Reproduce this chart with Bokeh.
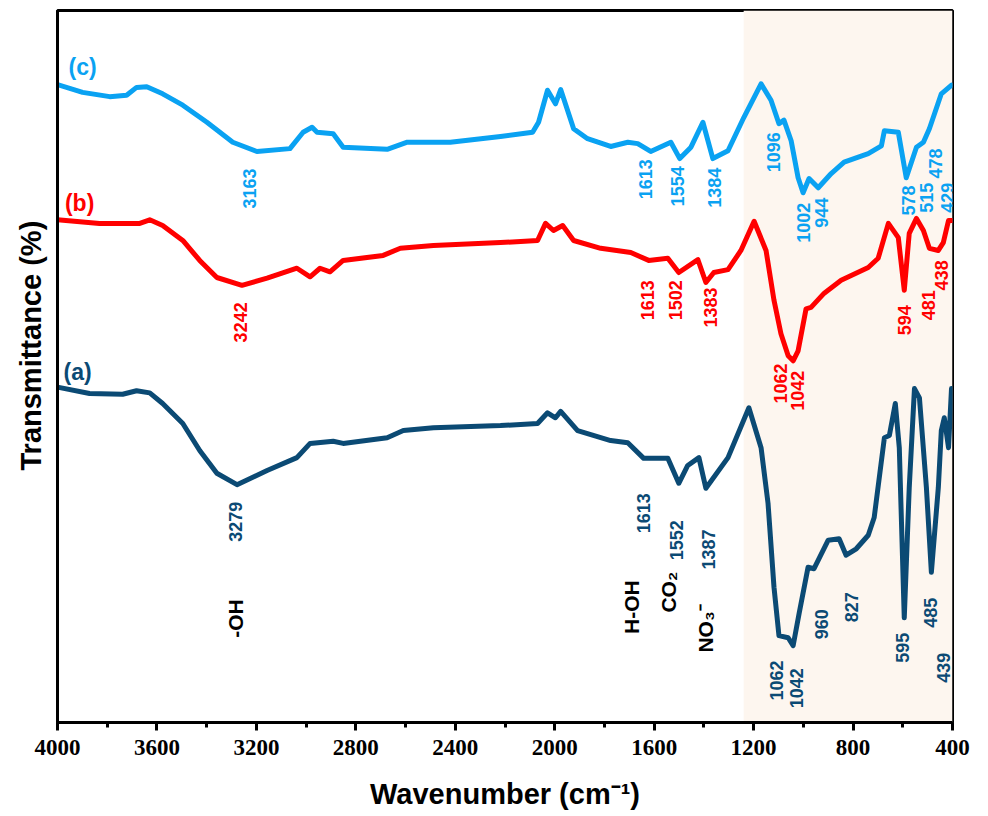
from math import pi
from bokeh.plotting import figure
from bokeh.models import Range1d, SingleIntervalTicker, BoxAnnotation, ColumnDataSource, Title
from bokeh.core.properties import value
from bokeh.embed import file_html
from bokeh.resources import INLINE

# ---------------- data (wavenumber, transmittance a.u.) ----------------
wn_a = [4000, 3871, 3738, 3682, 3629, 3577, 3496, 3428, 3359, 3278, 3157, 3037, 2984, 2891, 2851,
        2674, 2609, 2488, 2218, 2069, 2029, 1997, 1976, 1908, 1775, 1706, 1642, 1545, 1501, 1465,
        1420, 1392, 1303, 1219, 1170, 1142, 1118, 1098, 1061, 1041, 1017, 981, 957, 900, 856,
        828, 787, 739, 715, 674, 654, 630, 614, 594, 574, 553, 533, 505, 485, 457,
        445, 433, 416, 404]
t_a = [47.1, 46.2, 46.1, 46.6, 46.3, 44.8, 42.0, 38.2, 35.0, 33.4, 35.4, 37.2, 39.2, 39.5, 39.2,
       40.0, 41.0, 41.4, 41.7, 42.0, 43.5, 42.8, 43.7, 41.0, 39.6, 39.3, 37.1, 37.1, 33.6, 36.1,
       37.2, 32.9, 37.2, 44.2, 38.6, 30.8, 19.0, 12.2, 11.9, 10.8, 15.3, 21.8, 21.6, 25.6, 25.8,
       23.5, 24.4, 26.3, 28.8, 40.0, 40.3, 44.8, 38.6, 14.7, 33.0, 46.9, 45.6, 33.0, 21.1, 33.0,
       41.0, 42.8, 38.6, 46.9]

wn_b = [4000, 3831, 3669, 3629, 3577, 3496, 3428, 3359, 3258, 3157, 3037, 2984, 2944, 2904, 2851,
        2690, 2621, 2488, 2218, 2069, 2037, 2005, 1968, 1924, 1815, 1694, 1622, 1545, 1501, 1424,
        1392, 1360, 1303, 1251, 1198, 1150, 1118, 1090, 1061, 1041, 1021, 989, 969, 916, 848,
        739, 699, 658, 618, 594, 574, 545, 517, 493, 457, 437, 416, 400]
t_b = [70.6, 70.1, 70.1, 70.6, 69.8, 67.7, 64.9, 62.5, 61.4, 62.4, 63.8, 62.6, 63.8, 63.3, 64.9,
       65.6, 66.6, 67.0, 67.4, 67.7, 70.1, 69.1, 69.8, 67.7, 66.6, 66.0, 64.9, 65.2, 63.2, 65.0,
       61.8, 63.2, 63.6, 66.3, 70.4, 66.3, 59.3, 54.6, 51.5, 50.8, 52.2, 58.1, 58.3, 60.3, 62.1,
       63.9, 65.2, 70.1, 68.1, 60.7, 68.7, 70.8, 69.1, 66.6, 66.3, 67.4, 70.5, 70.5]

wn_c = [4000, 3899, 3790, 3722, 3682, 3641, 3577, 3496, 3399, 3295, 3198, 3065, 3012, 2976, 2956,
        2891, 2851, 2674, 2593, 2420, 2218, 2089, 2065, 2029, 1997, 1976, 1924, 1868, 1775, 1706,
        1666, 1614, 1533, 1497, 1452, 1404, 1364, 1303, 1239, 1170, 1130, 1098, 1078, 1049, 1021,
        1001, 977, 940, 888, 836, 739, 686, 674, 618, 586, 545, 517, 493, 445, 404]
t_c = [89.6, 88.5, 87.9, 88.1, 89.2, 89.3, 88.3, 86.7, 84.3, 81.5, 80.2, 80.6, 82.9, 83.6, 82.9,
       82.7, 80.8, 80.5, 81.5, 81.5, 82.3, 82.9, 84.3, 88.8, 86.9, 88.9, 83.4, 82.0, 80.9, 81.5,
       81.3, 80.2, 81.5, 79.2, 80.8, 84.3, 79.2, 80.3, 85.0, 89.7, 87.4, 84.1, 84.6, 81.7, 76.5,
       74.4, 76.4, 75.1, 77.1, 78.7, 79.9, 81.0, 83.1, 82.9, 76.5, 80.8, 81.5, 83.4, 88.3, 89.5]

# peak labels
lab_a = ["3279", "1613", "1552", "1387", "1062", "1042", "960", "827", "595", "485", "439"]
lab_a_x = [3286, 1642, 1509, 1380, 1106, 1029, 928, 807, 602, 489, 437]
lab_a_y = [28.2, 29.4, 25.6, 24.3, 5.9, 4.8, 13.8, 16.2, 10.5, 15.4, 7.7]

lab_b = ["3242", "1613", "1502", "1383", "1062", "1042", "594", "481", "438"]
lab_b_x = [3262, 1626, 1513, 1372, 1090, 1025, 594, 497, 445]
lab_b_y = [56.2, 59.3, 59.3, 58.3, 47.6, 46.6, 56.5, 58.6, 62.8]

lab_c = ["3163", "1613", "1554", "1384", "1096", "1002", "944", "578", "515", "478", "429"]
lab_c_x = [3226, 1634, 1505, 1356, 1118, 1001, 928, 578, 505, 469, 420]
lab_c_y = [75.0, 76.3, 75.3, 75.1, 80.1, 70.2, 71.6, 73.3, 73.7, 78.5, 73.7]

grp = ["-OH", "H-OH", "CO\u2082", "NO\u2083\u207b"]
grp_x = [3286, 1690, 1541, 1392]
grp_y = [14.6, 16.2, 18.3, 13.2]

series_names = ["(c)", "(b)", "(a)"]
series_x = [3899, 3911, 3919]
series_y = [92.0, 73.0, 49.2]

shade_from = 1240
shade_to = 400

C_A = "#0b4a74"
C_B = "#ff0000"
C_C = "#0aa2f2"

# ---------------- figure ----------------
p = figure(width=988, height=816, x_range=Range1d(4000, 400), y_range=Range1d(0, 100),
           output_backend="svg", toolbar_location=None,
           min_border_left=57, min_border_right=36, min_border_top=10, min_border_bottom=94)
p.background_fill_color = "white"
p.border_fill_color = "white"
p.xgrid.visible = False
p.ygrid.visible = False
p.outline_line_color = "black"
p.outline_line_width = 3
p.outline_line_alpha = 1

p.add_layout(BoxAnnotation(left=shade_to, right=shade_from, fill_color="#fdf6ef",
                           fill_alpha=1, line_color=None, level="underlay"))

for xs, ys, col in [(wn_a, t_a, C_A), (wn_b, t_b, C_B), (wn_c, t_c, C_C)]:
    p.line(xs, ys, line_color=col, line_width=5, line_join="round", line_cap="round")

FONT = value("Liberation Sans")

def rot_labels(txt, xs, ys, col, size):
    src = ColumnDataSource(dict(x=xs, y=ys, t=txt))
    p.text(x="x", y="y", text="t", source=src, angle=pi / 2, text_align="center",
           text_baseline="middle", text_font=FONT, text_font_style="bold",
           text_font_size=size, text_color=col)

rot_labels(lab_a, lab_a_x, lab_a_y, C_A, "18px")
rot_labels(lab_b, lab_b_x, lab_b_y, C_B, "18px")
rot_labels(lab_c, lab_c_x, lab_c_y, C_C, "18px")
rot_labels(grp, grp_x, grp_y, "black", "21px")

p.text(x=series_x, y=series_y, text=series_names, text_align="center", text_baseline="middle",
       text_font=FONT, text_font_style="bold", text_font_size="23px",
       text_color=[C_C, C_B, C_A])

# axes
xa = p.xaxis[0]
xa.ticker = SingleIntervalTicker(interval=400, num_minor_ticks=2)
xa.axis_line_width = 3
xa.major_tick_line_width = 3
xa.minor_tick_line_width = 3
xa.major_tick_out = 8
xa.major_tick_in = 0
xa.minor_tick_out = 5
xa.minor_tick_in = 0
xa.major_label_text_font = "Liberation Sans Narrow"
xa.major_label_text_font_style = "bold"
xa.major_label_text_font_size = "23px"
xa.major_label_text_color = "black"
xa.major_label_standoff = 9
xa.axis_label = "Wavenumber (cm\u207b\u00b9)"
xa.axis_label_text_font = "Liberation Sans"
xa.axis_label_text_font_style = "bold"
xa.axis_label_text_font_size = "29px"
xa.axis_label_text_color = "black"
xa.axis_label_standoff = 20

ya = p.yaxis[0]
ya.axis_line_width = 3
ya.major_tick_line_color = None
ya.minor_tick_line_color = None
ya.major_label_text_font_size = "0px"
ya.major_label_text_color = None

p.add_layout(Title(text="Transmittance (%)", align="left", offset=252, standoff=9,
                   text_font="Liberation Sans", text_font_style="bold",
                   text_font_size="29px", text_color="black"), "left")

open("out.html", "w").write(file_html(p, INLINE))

##############################

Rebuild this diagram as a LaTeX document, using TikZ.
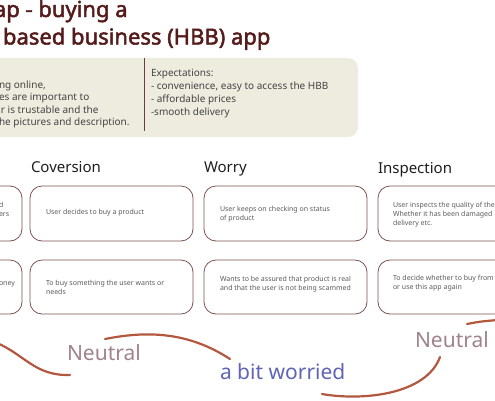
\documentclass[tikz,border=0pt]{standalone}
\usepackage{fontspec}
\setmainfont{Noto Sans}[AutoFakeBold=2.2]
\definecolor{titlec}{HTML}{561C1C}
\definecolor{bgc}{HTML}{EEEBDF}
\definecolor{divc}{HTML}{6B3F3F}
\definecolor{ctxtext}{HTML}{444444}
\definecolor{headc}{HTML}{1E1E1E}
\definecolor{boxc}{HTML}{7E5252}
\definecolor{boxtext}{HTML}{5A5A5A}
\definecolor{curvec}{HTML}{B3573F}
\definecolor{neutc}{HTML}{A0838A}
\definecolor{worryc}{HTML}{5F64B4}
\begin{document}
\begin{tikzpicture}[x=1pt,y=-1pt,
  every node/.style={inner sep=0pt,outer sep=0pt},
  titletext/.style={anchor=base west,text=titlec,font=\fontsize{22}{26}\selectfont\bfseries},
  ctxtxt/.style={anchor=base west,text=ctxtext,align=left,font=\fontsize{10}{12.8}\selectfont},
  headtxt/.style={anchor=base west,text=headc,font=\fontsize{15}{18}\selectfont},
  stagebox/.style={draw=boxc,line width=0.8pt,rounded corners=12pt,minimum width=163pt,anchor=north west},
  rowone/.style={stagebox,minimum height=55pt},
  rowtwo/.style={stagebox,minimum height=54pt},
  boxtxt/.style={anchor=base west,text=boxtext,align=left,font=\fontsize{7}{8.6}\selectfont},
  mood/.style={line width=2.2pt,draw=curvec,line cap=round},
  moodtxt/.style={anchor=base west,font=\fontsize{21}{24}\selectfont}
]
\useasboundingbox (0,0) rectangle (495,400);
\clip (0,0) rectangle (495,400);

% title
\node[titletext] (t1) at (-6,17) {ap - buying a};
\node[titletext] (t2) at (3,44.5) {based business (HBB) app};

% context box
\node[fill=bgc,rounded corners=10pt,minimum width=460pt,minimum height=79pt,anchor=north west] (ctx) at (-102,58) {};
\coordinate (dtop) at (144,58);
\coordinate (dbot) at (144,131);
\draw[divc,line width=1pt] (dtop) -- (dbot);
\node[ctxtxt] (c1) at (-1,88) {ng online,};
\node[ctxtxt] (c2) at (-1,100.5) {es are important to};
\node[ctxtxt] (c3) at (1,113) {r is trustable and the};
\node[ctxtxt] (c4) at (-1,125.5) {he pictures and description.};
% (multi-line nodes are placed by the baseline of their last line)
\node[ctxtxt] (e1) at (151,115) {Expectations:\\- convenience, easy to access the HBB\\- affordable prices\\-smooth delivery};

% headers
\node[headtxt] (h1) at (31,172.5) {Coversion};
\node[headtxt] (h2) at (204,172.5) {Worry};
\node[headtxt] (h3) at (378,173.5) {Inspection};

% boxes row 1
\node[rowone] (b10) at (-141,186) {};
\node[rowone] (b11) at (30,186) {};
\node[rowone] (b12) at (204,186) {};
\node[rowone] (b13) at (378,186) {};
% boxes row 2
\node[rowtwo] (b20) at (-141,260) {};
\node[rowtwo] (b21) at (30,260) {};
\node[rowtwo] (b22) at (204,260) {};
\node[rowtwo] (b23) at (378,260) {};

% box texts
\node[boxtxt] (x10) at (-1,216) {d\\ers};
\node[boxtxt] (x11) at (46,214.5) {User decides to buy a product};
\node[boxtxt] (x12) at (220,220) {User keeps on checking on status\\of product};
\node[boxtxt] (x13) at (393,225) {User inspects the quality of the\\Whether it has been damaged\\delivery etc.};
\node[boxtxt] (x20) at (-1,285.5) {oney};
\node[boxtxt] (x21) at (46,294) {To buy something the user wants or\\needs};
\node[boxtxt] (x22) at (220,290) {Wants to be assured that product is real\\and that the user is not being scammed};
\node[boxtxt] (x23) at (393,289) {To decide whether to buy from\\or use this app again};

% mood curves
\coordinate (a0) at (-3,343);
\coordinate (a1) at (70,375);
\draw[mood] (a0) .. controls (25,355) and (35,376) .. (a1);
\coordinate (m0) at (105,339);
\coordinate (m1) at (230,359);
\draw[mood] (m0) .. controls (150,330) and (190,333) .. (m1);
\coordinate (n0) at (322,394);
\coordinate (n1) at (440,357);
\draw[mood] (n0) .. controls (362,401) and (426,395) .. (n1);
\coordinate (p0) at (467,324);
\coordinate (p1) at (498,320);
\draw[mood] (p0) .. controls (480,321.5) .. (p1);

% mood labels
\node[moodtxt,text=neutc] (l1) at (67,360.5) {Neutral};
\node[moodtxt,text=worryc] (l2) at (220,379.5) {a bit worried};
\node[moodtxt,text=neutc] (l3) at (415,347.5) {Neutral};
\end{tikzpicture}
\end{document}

##############################

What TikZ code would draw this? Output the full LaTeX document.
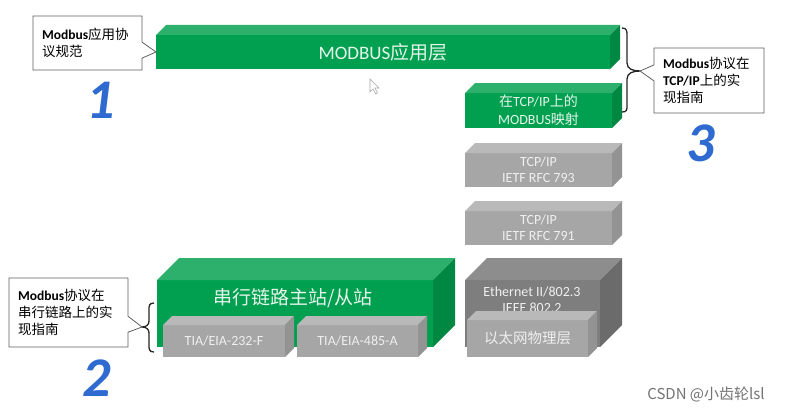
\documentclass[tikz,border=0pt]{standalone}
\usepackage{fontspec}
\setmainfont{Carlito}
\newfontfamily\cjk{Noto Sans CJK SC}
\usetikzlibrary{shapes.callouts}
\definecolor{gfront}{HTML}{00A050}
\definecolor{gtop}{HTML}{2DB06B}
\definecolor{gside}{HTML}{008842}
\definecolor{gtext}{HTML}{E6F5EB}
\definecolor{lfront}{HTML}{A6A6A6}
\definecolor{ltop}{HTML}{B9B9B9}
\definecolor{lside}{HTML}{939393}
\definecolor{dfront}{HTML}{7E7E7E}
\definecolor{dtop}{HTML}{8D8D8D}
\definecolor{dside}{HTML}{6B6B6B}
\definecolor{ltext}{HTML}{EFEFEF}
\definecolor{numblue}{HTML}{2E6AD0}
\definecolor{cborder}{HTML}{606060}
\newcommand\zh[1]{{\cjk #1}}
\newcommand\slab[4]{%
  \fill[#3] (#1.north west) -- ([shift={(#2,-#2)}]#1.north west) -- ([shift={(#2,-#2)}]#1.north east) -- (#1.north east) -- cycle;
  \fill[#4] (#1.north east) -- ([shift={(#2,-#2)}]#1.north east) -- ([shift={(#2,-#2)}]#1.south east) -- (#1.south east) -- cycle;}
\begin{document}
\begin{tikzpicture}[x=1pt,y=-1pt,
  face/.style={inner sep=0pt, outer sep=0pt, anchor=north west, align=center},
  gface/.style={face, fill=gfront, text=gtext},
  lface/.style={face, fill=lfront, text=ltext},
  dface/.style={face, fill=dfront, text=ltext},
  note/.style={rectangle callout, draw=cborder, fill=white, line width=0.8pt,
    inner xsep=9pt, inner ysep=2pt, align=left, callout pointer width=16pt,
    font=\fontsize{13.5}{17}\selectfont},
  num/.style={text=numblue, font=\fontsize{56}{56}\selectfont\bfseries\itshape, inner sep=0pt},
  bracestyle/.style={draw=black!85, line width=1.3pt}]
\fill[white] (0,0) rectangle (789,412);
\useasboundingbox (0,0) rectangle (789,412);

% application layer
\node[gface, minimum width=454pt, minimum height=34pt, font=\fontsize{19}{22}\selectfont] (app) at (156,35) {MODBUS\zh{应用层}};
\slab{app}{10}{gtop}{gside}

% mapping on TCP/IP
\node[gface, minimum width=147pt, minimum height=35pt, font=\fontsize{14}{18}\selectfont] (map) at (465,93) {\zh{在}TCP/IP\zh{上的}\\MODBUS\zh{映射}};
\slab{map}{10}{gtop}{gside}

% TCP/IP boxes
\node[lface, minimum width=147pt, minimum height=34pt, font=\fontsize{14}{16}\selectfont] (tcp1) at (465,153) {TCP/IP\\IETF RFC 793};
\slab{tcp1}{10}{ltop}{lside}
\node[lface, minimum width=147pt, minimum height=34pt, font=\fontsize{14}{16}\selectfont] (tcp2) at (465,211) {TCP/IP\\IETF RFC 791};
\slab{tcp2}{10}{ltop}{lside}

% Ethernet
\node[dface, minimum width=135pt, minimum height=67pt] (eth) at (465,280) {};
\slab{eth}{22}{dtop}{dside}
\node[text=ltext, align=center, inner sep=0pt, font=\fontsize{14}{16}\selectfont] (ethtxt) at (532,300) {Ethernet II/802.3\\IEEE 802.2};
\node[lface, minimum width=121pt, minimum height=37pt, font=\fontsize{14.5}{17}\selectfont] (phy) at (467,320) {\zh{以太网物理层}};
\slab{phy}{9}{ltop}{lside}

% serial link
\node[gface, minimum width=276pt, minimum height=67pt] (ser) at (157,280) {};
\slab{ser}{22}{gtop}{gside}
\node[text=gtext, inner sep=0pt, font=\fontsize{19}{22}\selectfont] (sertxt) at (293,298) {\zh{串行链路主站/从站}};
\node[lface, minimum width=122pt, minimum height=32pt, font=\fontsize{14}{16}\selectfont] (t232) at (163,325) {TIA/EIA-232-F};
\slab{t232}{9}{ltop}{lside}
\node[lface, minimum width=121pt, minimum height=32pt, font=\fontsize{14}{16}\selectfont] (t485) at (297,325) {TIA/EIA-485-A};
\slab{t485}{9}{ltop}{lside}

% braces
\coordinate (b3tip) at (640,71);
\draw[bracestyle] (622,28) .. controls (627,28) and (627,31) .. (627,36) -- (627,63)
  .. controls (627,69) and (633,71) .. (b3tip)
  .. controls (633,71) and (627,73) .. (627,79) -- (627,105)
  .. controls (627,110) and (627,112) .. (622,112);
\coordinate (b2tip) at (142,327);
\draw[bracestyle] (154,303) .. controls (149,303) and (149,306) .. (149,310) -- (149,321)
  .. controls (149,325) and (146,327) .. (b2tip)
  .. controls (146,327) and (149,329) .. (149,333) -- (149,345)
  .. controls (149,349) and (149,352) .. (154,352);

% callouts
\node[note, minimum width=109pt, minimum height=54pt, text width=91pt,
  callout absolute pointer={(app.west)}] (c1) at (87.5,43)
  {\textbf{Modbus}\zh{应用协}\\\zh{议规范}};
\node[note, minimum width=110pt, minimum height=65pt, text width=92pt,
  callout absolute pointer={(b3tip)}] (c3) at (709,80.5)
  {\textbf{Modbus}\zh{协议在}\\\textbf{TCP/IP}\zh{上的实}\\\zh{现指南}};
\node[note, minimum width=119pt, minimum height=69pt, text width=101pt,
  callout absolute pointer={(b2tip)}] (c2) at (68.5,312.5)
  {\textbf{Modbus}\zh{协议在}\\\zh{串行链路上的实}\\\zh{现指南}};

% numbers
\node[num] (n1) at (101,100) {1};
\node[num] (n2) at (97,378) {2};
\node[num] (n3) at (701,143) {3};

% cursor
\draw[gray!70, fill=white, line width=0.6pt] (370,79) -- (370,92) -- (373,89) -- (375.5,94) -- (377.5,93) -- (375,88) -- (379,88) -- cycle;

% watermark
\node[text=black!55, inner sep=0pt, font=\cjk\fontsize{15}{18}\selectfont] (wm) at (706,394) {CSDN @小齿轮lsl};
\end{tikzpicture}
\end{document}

##############################

WORK TO COMPLETE ::
Leaving the pictures out, write out exactly the lines from the line containing "Reproduce this chart with Bokeh." through the line containing "from bokeh.resources import INLINE", both included.

OUTPUT FOR THIS EXERCISE ::
Reproduce this chart with Bokeh.
from math import pi
from bokeh.plotting import figure
from bokeh.models import Range1d, SingleIntervalTicker, BoxAnnotation, ColumnDataSource, Title
from bokeh.core.properties import value
from bokeh.embed import file_html
from bokeh.resources import INLINE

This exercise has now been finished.